Milk, Balham, London: brunch review
We review the recently extended and refurbished Milk in Balham, South London, for a great eggs menu, the best vegetarian brunch dish around, and an innovation on the drinks menu.
In a nutshell
The newly refurbished café Milk (formerly M1lk) has extended to twice the size and continues to serve fantastic quality egg dishes, pancakes, muffins and coffee for South London’s trendy crowd.
Menu must-orders
The extensive menu includes indulgent egg dishes (such as baked eggs two ways with butternut squash, feta and crispy sage), housemade crumpets with hay-smoked goats curd, Wandsworth honey and wild rosemary, and sweet buckwheat pancakes with smoked apricot, elderflower syrup, burnt apricot marshmallow and macadamia nuts.
For something veggie, go for the ‘Sweet Maria’; sweetcorn fritters with grilled halloumi, fresh avocado and kasundi tomato sauce, lifted with lime and a generous garnish of fragrant coriander. Meat eaters can add bacon if they like.
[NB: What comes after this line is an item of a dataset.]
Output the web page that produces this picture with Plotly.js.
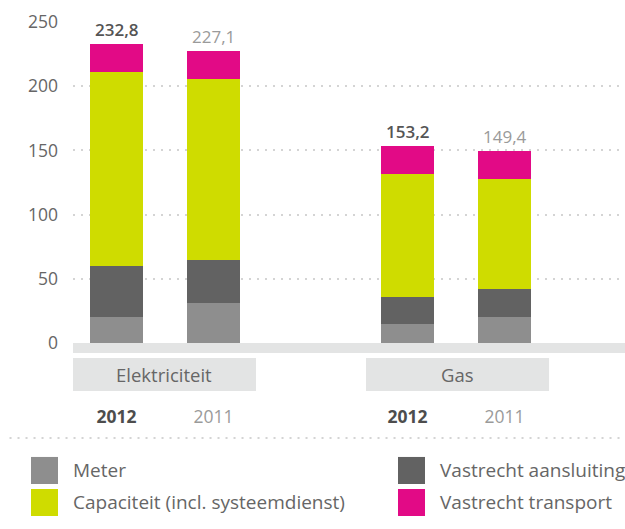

Don't miss the side order of hash browns, a pile of three fresh and crisp potato cakes showered with finely grated, slightly melting Lincolnshire poacher cheese.
Horchata is a great addition to the drinks menu. This is a popular teatime drink in Valencia and South America made with almond or rice milk. Don’t hang about ordering as once they’ve run out, that’s it – Milk uses rice and another batch takes 40 hours to make. The coffee is also excellent, made with beans from cool Berlin coffee roaster, The Barn.
What we’re going back for
The Convict muffin. Necks crane with serious food envy every time a hipster waiter slides past with this indulgent dish – English muffin topped with drycure bacon, M. Moens & Sons sausage, burford brown egg, poacher hash and hangover sauce. Sprinkled with a generous mound of that snowy grated cheese, this is enough to cure any fuzzy head.
What's the room like?
Light, airy and cool. The white-painted brick is left exposed where duo Julian Porter and Lauren Johns have knocked through to the shop next door, and there are French windows with light wooden frames to open onto the pavement in warmer weather. Grab the table at the end where the windows meet for a view of a bustly weekend morning in Balham, while inside you can see the cool-as-cucumber chefs work away to keep up with the demand.
Need to know
Head down at least half an hour before you want to eat as there are no bookings and there is always a large queue - but it's worth the wait.